The trusted identification mechanism is constructed through “trusted blockchain + trusted identification”. After the data information of the supply chain is collected through the Internet of things equipment, the technicians use the industrial Internet identification technology to create a unique identification code for it, and then store the identification code in the QR code through the QR code technology to perform the next operation; the master–slave multi-chain storage mechanism of the blockchain aims to solve the problem that the data and information of the grain and oil food supply chain are numerous and complicated, which cannot be satisfied by the traditional single chain. The problem of traceability and timeliness is to increase the storage capacity by designing the main chain and the slave chain of the blockchain network. The main chain is the query chain, and the slave chain is the data information storage chain. The main chain only needs to store the data uploaded by the slave chain through the smart contract. For a small amount of information such as abstracts and ID values, when the user needs to trace the source of the query information, he can query the smart contract again through the main chain to call the required data information from the slave chain; the trusted traceability mechanism is stored in the trusted identifier and the master–slave multi-chain. On the basis of the mechanism, all links of the grain and oil food supply chain are integrated into it to form a safe and reliable credible traceability mechanism. After verification, the three mechanisms can effectively fit into the grain and oil food supply chain to form credible traceability, thereby improving the quality and safety of grain and oil food.

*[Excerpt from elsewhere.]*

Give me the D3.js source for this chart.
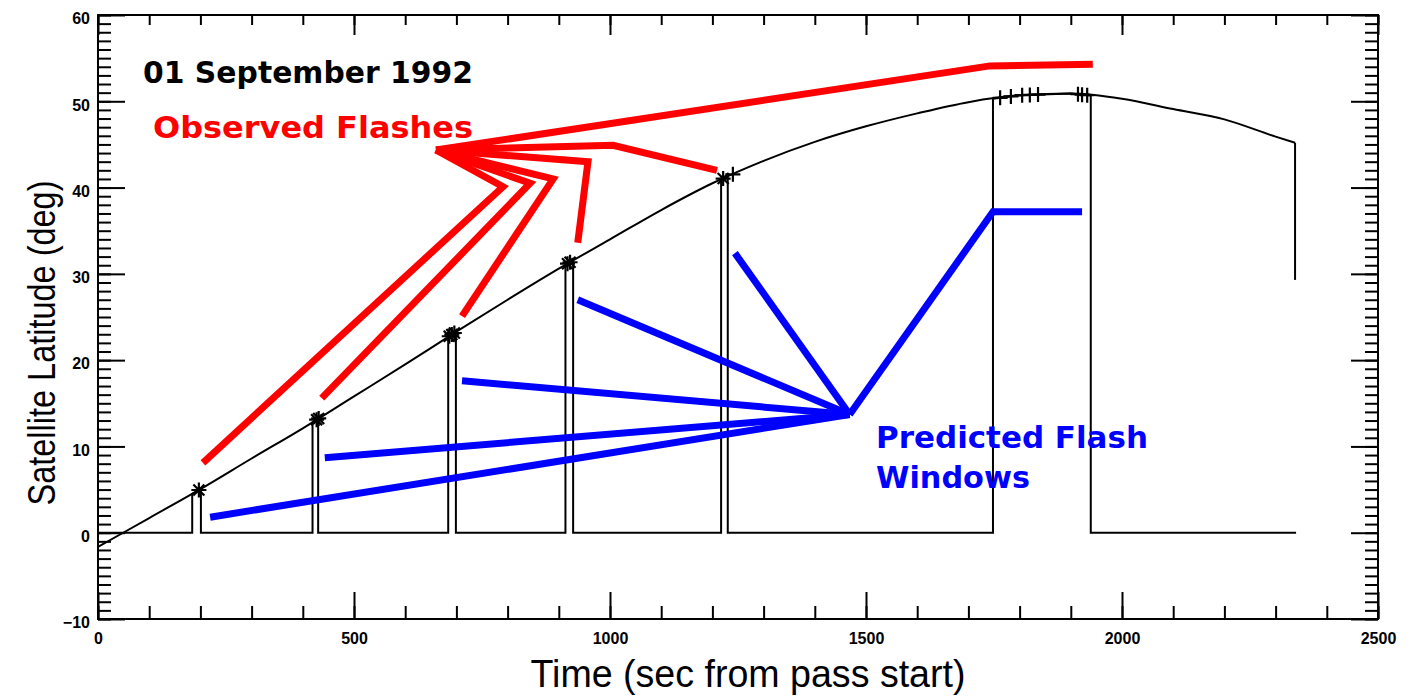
<!DOCTYPE html>
<html>
<head>
<meta charset="utf-8">
<script src="https://cdn.jsdelivr.net/npm/d3@7"></script>
<style>
  body { margin: 0; background: #fff; }
  svg { display: block; }
</style>
</head>
<body>
<svg id="chart" width="1415" height="700"></svg>
<script>
// Satellite ground-track latitude over the pass
const timeSec     = [0, 100, 200, 300, 400, 500, 600, 700, 800, 900, 1000, 1100, 1200, 1300, 1400, 1500, 1600, 1700, 1800, 1900, 2000, 2100, 2200, 2300, 2338];
const latitudeDeg = [-1.65, 1.7, 5.05, 8.6, 12.1, 15.8, 19.5, 23.3, 27.0, 30.6, 34.0, 37.4, 40.5, 43.1, 45.3, 47.1, 48.6, 49.9, 50.7, 50.9, 50.3, 49.1, 47.9, 45.9, 45.2];
// Final drop of the track at the end of the pass
const trackEndTime = 2338;
const trackEndLat  = [45.2, 29.3];
const passEnd = 2340;

// Predicted flash windows (start / end, sec)
const windowStart = [184, 419, 684, 913, 1217, 1748];
const windowEnd   = [201, 430, 699, 928, 1230, 1939];

// Observed flash times (asterisks and plus marks)
const flashStarTimes = [197, 427, 431, 686, 691, 696, 917, 922, 1221];
const flashPlusTimes = [1240, 1762, 1783, 1805, 1820, 1836, 1914, 1922, 1932];

// Annotation pointers: [time, latitude] vertices
const observedPointers = [
  [[205, 8.1],  [791, 40.1],  [660, 44.35]],
  [[437, 15.6], [844, 40.5],  [660, 44.35]],
  [[711, 25.1], [889, 41.0],  [660, 44.35]],
  [[937, 33.6], [957, 43.0],  [660, 44.35]],
  [[1209, 42.0], [1006, 44.9], [660, 44.35]],
  [[660, 44.35], [1742, 54.1], [1943, 54.3]]
];
const predictedPointers = [
  [[219, 1.8],  [1468, 13.7]],
  [[443, 8.7],  [1468, 13.7]],
  [[711, 17.6], [1468, 13.7]],
  [[937, 27.0], [1468, 13.7]],
  [[1244, 32.4], [1468, 13.7]],
  [[1468, 13.7], [1748, 37.2], [1922, 37.2]]
];

// Axis ticks
const xMajorTicks = [0, 500, 1000, 1500, 2000, 2500];
const xMinorTicks = d3.range(0, 2501, 100);
const yMajorTicks = [-10, 0, 10, 20, 30, 40, 50, 60];
const yMinorTicks = d3.range(-10, 61, 1);

const svg = d3.select("#chart");
const L = 98, R = 1378, T = 15, B = 619;
const x = d3.scaleLinear().domain([0, 2500]).range([L, R]);
const y = d3.scaleLinear().domain([-10, 60]).range([B, T]);

const tickFont = "'Liberation Sans', Arial, sans-serif";

// Axes with inward ticks on all four sides
function styleAxis(g) {
  g.select(".domain").remove();
  g.selectAll(".tick line").attr("stroke", "#000").attr("stroke-width", 2);
  g.selectAll("text").attr("font-family", tickFont).attr("font-size", 16)
    .attr("font-weight", "bold").attr("fill", "#000");
}
svg.append("g").attr("transform", `translate(0,${B})`)
  .call(d3.axisBottom(x).tickValues(xMinorTicks).tickSize(-13).tickFormat("")).call(styleAxis);
svg.append("g").attr("transform", `translate(0,${B})`)
  .call(d3.axisBottom(x).tickValues(xMajorTicks).tickSize(-27).tickPadding(14).tickFormat(d3.format("d"))).call(styleAxis);
svg.append("g").attr("transform", `translate(0,${T})`)
  .call(d3.axisTop(x).tickValues(xMinorTicks).tickSize(-10).tickFormat("")).call(styleAxis);
svg.append("g").attr("transform", `translate(0,${T})`)
  .call(d3.axisTop(x).tickValues(xMajorTicks).tickSize(-20).tickFormat("")).call(styleAxis);
svg.append("g").attr("transform", `translate(${L},0)`)
  .call(d3.axisLeft(y).tickValues(yMinorTicks).tickSize(-13).tickFormat("")).call(styleAxis);
svg.append("g").attr("transform", `translate(${L},0)`)
  .call(d3.axisLeft(y).tickValues(yMajorTicks).tickSize(-27).tickPadding(8).tickFormat(d3.format("d"))).call(styleAxis)
  .selectAll("text").attr("dy", "0.55em");
svg.append("g").attr("transform", `translate(${R},0)`)
  .call(d3.axisRight(y).tickValues(yMinorTicks).tickSize(-13).tickFormat("")).call(styleAxis);
svg.append("g").attr("transform", `translate(${R},0)`)
  .call(d3.axisRight(y).tickValues(yMajorTicks).tickSize(-27).tickFormat("")).call(styleAxis);

svg.append("rect").attr("x", L).attr("y", T).attr("width", R - L).attr("height", B - T)
  .attr("fill", "none").attr("stroke", "#000").attr("stroke-width", 2);

// Axis titles
svg.append("text").attr("x", 748).attr("y", 687)
  .attr("text-anchor", "middle").attr("font-family", tickFont).attr("font-size", 38)
  .attr("textLength", 435).attr("lengthAdjust", "spacingAndGlyphs")
  .text("Time (sec from pass start)");
svg.append("text").attr("transform", "translate(55,343) rotate(-90)")
  .attr("text-anchor", "middle").attr("font-family", tickFont).attr("font-size", 38)
  .attr("textLength", 325).attr("lengthAdjust", "spacingAndGlyphs")
  .text("Satellite Latitude (deg)");

// Latitude track
const trackPts = timeSec.map((t, i) => [t, latitudeDeg[i]]);
const latAt = d3.scaleLinear().domain(timeSec).range(latitudeDeg);
const line = d3.line().x(d => x(d[0])).y(d => y(d[1]));

svg.append("path")
  .attr("d", line.curve(d3.curveMonotoneX)(trackPts))
  .attr("fill", "none").attr("stroke", "#000").attr("stroke-width", 2);
line.curve(d3.curveLinear);
svg.append("path")
  .attr("d", line(trackEndLat.map(v => [trackEndTime, v])))
  .attr("fill", "none").attr("stroke", "#000").attr("stroke-width", 2);

// Window trace: zero outside the windows, track latitude inside
const winPts = [[0, 0]];
windowStart.forEach((s, i) => {
  const e = windowEnd[i];
  winPts.push([s, 0], [s, latAt(s)]);
  timeSec.filter(t => t > s && t < e).forEach(t => winPts.push([t, latAt(t)]));
  winPts.push([e, latAt(e)], [e, 0]);
});
winPts.push([passEnd, 0]);
svg.append("path").attr("d", line(winPts))
  .attr("fill", "none").attr("stroke", "#000").attr("stroke-width", 2);

// Flash markers
const markG = svg.append("g").attr("stroke", "#000").attr("stroke-width", 2.2).attr("fill", "none");
flashStarTimes.forEach(t => {
  const cx = x(t), cy = y(latAt(t)), a = 7.5, b = 5.5;
  markG.append("path").attr("d",
    `M${cx - a},${cy}H${cx + a}M${cx},${cy - a}V${cy + a}` +
    `M${cx - b},${cy - b}L${cx + b},${cy + b}M${cx - b},${cy + b}L${cx + b},${cy - b}`);
});
flashPlusTimes.forEach(t => {
  const cx = x(t), cy = y(latAt(t)), a = 7.5;
  markG.append("path").attr("d", `M${cx - a},${cy}H${cx + a}M${cx},${cy - a}V${cy + a}`);
});

// Annotation pointers
observedPointers.forEach(p => svg.append("path").attr("d", line(p))
  .attr("fill", "none").attr("stroke", "#ff0000").attr("stroke-width", 7)
  .attr("stroke-linejoin", "miter"));
predictedPointers.forEach(p => svg.append("path").attr("d", line(p))
  .attr("fill", "none").attr("stroke", "#0000ff").attr("stroke-width", 7)
  .attr("stroke-linejoin", "miter"));

// Labels
const labelFont = "'DejaVu Sans', Verdana, sans-serif";
function label(txt, lx, ly, w, color) {
  svg.append("text").attr("x", lx).attr("y", ly)
    .attr("font-family", labelFont).attr("font-weight", "bold").attr("font-size", 30)
    .attr("fill", color).attr("textLength", w).attr("lengthAdjust", "spacingAndGlyphs")
    .text(txt);
}
label("01 September 1992", 143, 83, 330, "#000");
label("Observed Flashes", 153, 138, 320, "#ff0000");
label("Predicted Flash", 876, 448, 272, "#0000ff");
label("Windows", 876, 488, 154, "#0000ff");
</script>
</body>
</html>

3.2. Model Mechanism Design

Based on the framework of the trusted traceability model of grain and oil food, this section designs the trusted identification mechanism, the blockchain master–slave multi-chain storage mechanism, and the trusted traceability mechanism. The trusted identification mechanism realizes the efficient and credible traceability of grain and oil information; the master–slave multi-chain storage mechanism of the blockchain solves the complicated data storage of grain and oil food, and shares the storage pressure of the data on the blockchain; the trusted traceability mechanism realizes It ensures the credible flow of information in the whole supply chain of grain and oil food between each link, and ensures the credibility of traceability information from collection to retailer. Additionally, the custom-designed smart contract realizes the trusted identification mechanism, the blockchain master–slave multi-chain storage mechanism, and the internal operation logic encapsulation of the trusted traceability mechanism to ensure the smooth operation of the model.

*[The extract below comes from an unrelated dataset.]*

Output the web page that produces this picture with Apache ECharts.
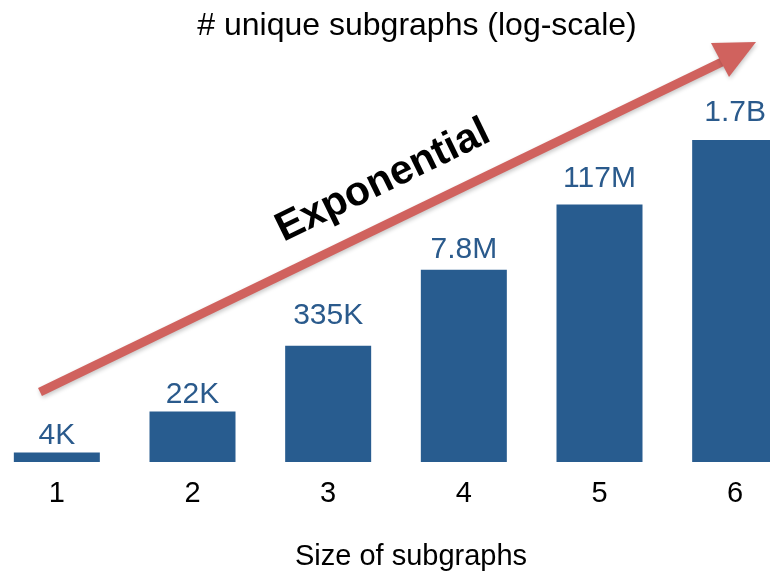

3.2.1. Trusted Identification Mechanism

The trusted identification mechanism based on “trusted blockchain + trusted identification” is used to track data information throughout the supply chain. The mechanism includes the specific appearance of the identification generation module embedded in the client system, the specific process of generating the identification, and the design of the identification.
The trusted identification mechanism firstly verifies and adjusts relevant data in each link of the grain and oil food supply chain, records it in the blockchain system through smart contracts, and automatically executes it after collecting data through relevant equipment. In the cultivation process of the supply chain, the cultivation information of food crops is first entered into the system by the relevant personnel through the client, and then verified and standardized through the smart contract, and then enters the trusted blockchain network, and the relevant information in the supply chain is verified through the feedback the identity information for the smart contract.
The mechanism prints the corresponding identification code during the processing for the identification of subsequent products. The generated identification code is verified by a smart contract embedded in the blockchain system, and the identity mechanism can be made credible using the smart contract technology of the blockchain. In the processing link, since the application of the identification code to query the data of this link will reduce the timeliness of the actual work, the current more convenient two-dimensional code technology is used to store the information in the identification code and the processing link information into the two-dimensional code, so as to facilitate the work. The staff obtains the product data information by querying the barcode through the QR code scanner. At the same time, relevant product information is added to the system, and after the verification and standardization of the smart contract, it enters the blockchain network, thereby realizing the credibility of the information identification of the two-dimensional code including the identification code. In the final stage of product cultivation and processing, as the product circulates in the supply chain, the product’s QR code is printed on the product’s outer packaging as a basis for subsequent identification and verification. The operating principles and processes of the product identification mechanism in warehousing, logistics, and retailer are similar, except that there is no new entity QR code generation, only the content in the blockchain system is updated, so it will not be described here. Figure 3 shows the composition and working principle of the trusted identification mechanism based on trusted blockchain. The identification code technology realizes the transparency, safety and credibility of the information flow of grain and oil food in the supply chain by combining with the blockchain smart contract technology.
In the process of printing the identification code, the corresponding identification code is generated by the embedded identification code generation module according to the uploaded information. The specific code is shown in Figure 4, which includes the header and the suffix. The prefix includes the type code and company code, industry code, country code. The suffix includes information code, process code, and link code.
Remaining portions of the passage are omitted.